— START OF Provided material —

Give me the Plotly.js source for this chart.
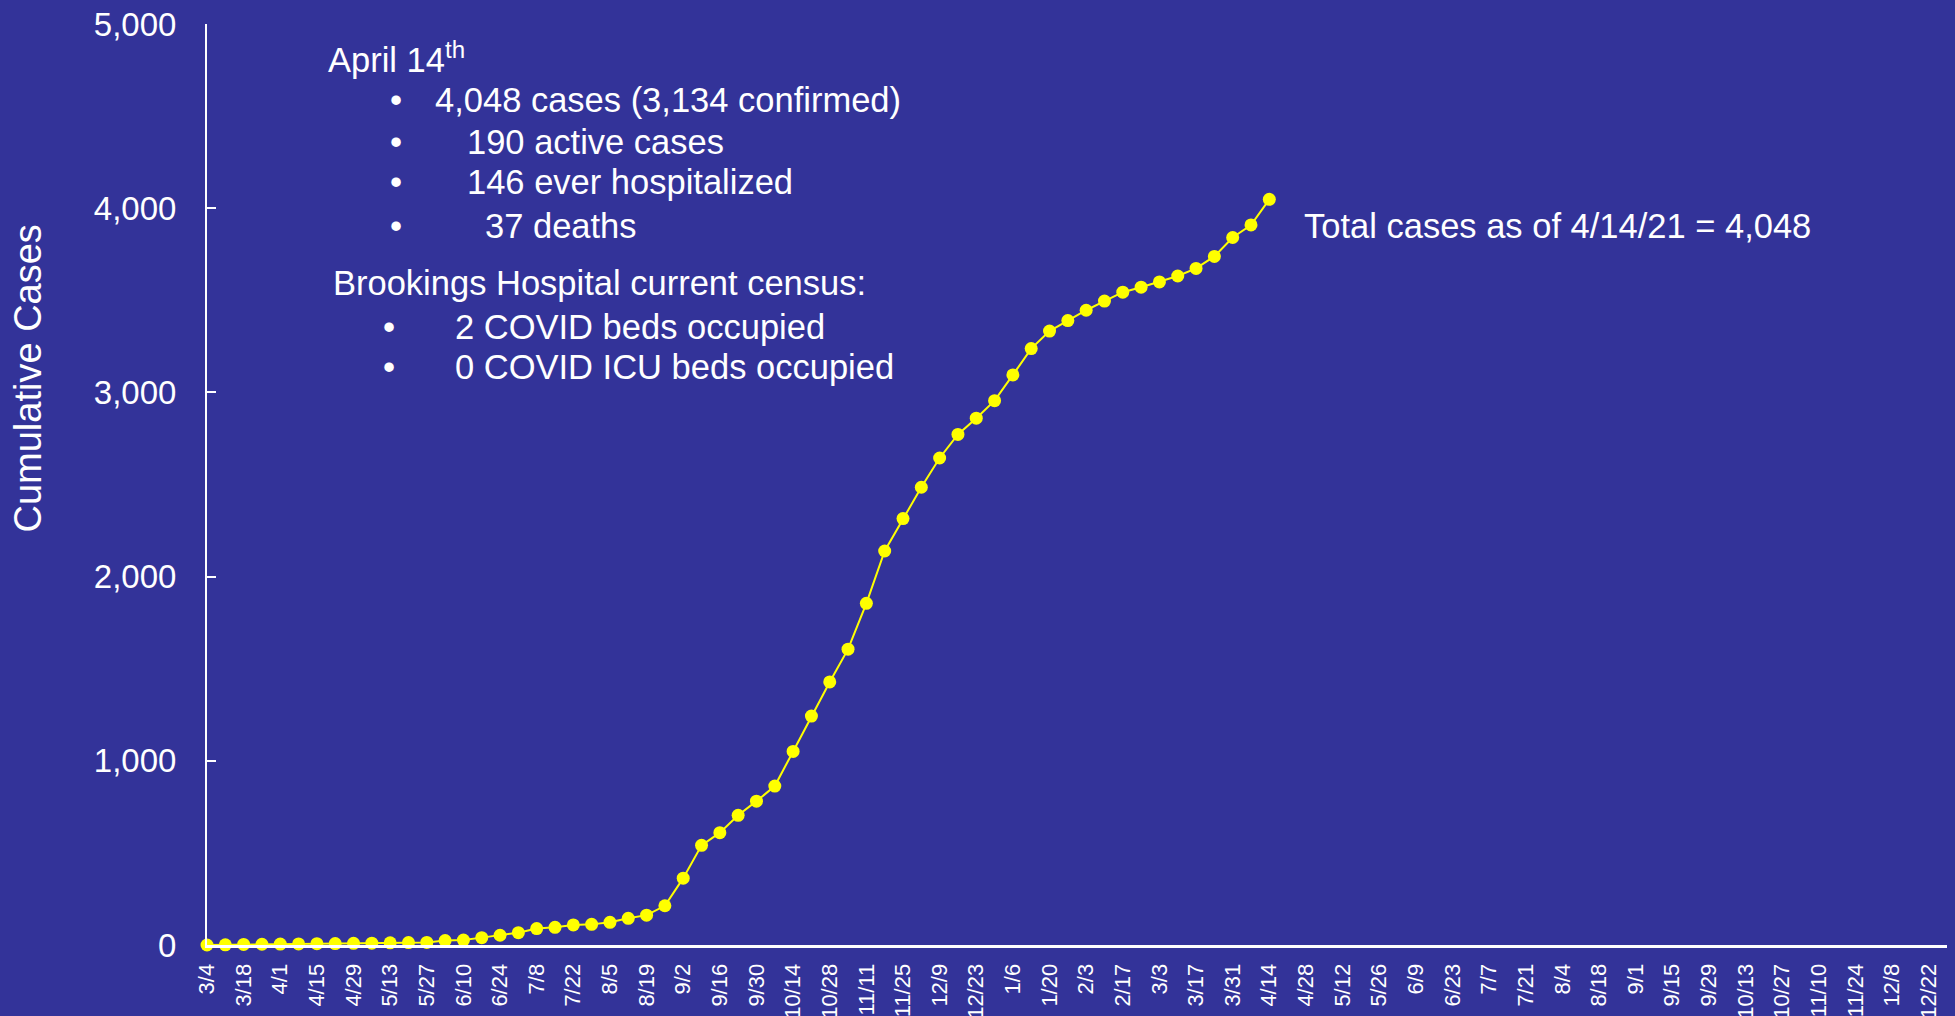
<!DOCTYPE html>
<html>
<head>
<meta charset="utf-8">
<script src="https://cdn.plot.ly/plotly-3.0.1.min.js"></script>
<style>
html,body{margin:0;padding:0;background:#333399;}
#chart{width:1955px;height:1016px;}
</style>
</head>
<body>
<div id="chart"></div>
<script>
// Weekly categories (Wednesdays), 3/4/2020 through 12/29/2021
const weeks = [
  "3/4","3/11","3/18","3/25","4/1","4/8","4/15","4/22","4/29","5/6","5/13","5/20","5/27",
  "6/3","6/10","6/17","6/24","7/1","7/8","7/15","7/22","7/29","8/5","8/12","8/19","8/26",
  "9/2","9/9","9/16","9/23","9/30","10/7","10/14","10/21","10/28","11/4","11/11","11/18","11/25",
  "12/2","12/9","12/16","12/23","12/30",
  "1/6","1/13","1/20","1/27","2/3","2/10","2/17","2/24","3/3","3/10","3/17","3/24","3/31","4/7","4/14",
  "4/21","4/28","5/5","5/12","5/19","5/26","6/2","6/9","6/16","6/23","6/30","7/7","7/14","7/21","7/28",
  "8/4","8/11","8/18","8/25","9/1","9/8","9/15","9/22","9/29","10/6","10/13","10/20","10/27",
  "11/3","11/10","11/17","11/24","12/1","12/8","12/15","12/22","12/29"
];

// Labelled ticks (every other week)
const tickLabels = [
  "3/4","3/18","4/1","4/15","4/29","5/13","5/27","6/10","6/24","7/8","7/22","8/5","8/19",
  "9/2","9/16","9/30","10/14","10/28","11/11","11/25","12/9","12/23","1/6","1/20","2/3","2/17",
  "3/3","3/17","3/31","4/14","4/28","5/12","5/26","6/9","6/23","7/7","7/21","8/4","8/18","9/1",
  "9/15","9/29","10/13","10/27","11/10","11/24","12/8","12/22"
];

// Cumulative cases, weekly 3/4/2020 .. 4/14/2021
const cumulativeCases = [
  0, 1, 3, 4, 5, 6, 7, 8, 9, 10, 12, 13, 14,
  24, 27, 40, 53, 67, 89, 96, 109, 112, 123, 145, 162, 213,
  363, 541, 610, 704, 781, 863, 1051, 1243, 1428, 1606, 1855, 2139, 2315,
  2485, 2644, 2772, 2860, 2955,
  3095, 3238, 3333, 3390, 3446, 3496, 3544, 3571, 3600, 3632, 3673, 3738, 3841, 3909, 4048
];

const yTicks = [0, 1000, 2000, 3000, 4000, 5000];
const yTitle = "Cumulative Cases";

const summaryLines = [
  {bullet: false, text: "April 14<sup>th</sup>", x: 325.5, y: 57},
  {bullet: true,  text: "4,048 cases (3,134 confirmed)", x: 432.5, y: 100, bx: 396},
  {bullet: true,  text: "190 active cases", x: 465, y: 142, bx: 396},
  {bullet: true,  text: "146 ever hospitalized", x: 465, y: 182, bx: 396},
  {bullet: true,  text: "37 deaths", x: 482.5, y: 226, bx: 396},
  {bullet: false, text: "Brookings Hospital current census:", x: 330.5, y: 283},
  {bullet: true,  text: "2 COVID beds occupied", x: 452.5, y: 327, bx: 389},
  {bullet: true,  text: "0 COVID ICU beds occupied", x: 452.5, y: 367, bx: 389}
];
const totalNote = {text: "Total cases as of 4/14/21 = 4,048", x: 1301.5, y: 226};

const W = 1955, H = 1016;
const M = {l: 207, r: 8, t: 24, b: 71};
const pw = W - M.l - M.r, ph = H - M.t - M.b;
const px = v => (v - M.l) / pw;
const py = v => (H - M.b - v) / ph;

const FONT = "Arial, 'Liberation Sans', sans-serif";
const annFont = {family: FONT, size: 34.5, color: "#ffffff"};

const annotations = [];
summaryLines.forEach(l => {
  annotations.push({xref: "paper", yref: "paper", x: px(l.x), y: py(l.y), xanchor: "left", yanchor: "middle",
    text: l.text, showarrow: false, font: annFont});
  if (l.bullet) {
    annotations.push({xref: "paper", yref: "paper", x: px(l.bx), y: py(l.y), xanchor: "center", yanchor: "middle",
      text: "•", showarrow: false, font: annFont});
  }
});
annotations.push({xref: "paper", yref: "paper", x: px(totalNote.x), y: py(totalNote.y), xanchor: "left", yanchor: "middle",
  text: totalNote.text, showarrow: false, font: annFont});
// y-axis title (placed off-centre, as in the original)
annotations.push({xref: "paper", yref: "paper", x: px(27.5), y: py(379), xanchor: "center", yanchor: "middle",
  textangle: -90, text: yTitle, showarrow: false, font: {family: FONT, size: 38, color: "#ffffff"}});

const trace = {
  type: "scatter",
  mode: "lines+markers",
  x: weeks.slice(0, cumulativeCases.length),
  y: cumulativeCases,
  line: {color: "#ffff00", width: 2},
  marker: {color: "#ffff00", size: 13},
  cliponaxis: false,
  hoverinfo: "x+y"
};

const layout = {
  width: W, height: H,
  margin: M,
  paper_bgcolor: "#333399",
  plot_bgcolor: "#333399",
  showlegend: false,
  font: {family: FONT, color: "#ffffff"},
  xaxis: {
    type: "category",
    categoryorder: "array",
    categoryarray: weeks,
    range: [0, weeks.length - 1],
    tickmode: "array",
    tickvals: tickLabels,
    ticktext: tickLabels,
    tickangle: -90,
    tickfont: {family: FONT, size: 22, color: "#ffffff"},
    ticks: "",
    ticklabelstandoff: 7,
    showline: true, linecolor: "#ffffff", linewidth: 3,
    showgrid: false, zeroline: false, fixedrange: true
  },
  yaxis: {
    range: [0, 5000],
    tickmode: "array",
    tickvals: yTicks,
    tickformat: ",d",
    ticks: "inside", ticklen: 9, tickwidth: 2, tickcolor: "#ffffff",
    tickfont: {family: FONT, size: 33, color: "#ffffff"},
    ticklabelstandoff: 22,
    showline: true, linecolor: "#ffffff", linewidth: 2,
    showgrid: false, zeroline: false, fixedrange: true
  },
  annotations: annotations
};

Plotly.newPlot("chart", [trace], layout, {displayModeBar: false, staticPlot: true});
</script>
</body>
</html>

— END OF Provided material —

▶ Given task:
Retype the whole listing exactly and leave the pictures out.

▶ Task result:
Give me the Plotly.js source for this chart.
<!DOCTYPE html>
<html>
<head>
<meta charset="utf-8">
<script src="https://cdn.plot.ly/plotly-3.0.1.min.js"></script>
<style>
html,body{margin:0;padding:0;background:#333399;}
#chart{width:1955px;height:1016px;}
</style>
</head>
<body>
<div id="chart"></div>
<script>
// Weekly categories (Wednesdays), 3/4/2020 through 12/29/2021
const weeks = [
  "3/4","3/11","3/18","3/25","4/1","4/8","4/15","4/22","4/29","5/6","5/13","5/20","5/27",
  "6/3","6/10","6/17","6/24","7/1","7/8","7/15","7/22","7/29","8/5","8/12","8/19","8/26",
  "9/2","9/9","9/16","9/23","9/30","10/7","10/14","10/21","10/28","11/4","11/11","11/18","11/25",
  "12/2","12/9","12/16","12/23","12/30",
  "1/6","1/13","1/20","1/27","2/3","2/10","2/17","2/24","3/3","3/10","3/17","3/24","3/31","4/7","4/14",
  "4/21","4/28","5/5","5/12","5/19","5/26","6/2","6/9","6/16","6/23","6/30","7/7","7/14","7/21","7/28",
  "8/4","8/11","8/18","8/25","9/1","9/8","9/15","9/22","9/29","10/6","10/13","10/20","10/27",
  "11/3","11/10","11/17","11/24","12/1","12/8","12/15","12/22","12/29"
];

// Labelled ticks (every other week)
const tickLabels = [
  "3/4","3/18","4/1","4/15","4/29","5/13","5/27","6/10","6/24","7/8","7/22","8/5","8/19",
  "9/2","9/16","9/30","10/14","10/28","11/11","11/25","12/9","12/23","1/6","1/20","2/3","2/17",
  "3/3","3/17","3/31","4/14","4/28","5/12","5/26","6/9","6/23","7/7","7/21","8/4","8/18","9/1",
  "9/15","9/29","10/13","10/27","11/10","11/24","12/8","12/22"
];

// Cumulative cases, weekly 3/4/2020 .. 4/14/2021
const cumulativeCases = [
  0, 1, 3, 4, 5, 6, 7, 8, 9, 10, 12, 13, 14,
  24, 27, 40, 53, 67, 89, 96, 109, 112, 123, 145, 162, 213,
  363, 541, 610, 704, 781, 863, 1051, 1243, 1428, 1606, 1855, 2139, 2315,
  2485, 2644, 2772, 2860, 2955,
  3095, 3238, 3333, 3390, 3446, 3496, 3544, 3571, 3600, 3632, 3673, 3738, 3841, 3909, 4048
];

const yTicks = [0, 1000, 2000, 3000, 4000, 5000];
const yTitle = "Cumulative Cases";

const summaryLines = [
  {bullet: false, text: "April 14<sup>th</sup>", x: 325.5, y: 57},
  {bullet: true,  text: "4,048 cases (3,134 confirmed)", x: 432.5, y: 100, bx: 396},
  {bullet: true,  text: "190 active cases", x: 465, y: 142, bx: 396},
  {bullet: true,  text: "146 ever hospitalized", x: 465, y: 182, bx: 396},
  {bullet: true,  text: "37 deaths", x: 482.5, y: 226, bx: 396},
  {bullet: false, text: "Brookings Hospital current census:", x: 330.5, y: 283},
  {bullet: true,  text: "2 COVID beds occupied", x: 452.5, y: 327, bx: 389},
  {bullet: true,  text: "0 COVID ICU beds occupied", x: 452.5, y: 367, bx: 389}
];
const totalNote = {text: "Total cases as of 4/14/21 = 4,048", x: 1301.5, y: 226};

const W = 1955, H = 1016;
const M = {l: 207, r: 8, t: 24, b: 71};
const pw = W - M.l - M.r, ph = H - M.t - M.b;
const px = v => (v - M.l) / pw;
const py = v => (H - M.b - v) / ph;

const FONT = "Arial, 'Liberation Sans', sans-serif";
const annFont = {family: FONT, size: 34.5, color: "#ffffff"};

const annotations = [];
summaryLines.forEach(l => {
  annotations.push({xref: "paper", yref: "paper", x: px(l.x), y: py(l.y), xanchor: "left", yanchor: "middle",
    text: l.text, showarrow: false, font: annFont});
  if (l.bullet) {
    annotations.push({xref: "paper", yref: "paper", x: px(l.bx), y: py(l.y), xanchor: "center", yanchor: "middle",
      text: "•", showarrow: false, font: annFont});
  }
});
annotations.push({xref: "paper", yref: "paper", x: px(totalNote.x), y: py(totalNote.y), xanchor: "left", yanchor: "middle",
  text: totalNote.text, showarrow: false, font: annFont});
// y-axis title (placed off-centre, as in the original)
annotations.push({xref: "paper", yref: "paper", x: px(27.5), y: py(379), xanchor: "center", yanchor: "middle",
  textangle: -90, text: yTitle, showarrow: false, font: {family: FONT, size: 38, color: "#ffffff"}});

const trace = {
  type: "scatter",
  mode: "lines+markers",
  x: weeks.slice(0, cumulativeCases.length),
  y: cumulativeCases,
  line: {color: "#ffff00", width: 2},
  marker: {color: "#ffff00", size: 13},
  cliponaxis: false,
  hoverinfo: "x+y"
};

const layout = {
  width: W, height: H,
  margin: M,
  paper_bgcolor: "#333399",
  plot_bgcolor: "#333399",
  showlegend: false,
  font: {family: FONT, color: "#ffffff"},
  xaxis: {
    type: "category",
    categoryorder: "array",
    categoryarray: weeks,
    range: [0, weeks.length - 1],
    tickmode: "array",
    tickvals: tickLabels,
    ticktext: tickLabels,
    tickangle: -90,
    tickfont: {family: FONT, size: 22, color: "#ffffff"},
    ticks: "",
    ticklabelstandoff: 7,
    showline: true, linecolor: "#ffffff", linewidth: 3,
    showgrid: false, zeroline: false, fixedrange: true
  },
  yaxis: {
    range: [0, 5000],
    tickmode: "array",
    tickvals: yTicks,
    tickformat: ",d",
    ticks: "inside", ticklen: 9, tickwidth: 2, tickcolor: "#ffffff",
    tickfont: {family: FONT, size: 33, color: "#ffffff"},
    ticklabelstandoff: 22,
    showline: true, linecolor: "#ffffff", linewidth: 2,
    showgrid: false, zeroline: false, fixedrange: true
  },
  annotations: annotations
};

Plotly.newPlot("chart", [trace], layout, {displayModeBar: false, staticPlot: true});
</script>
</body>
</html>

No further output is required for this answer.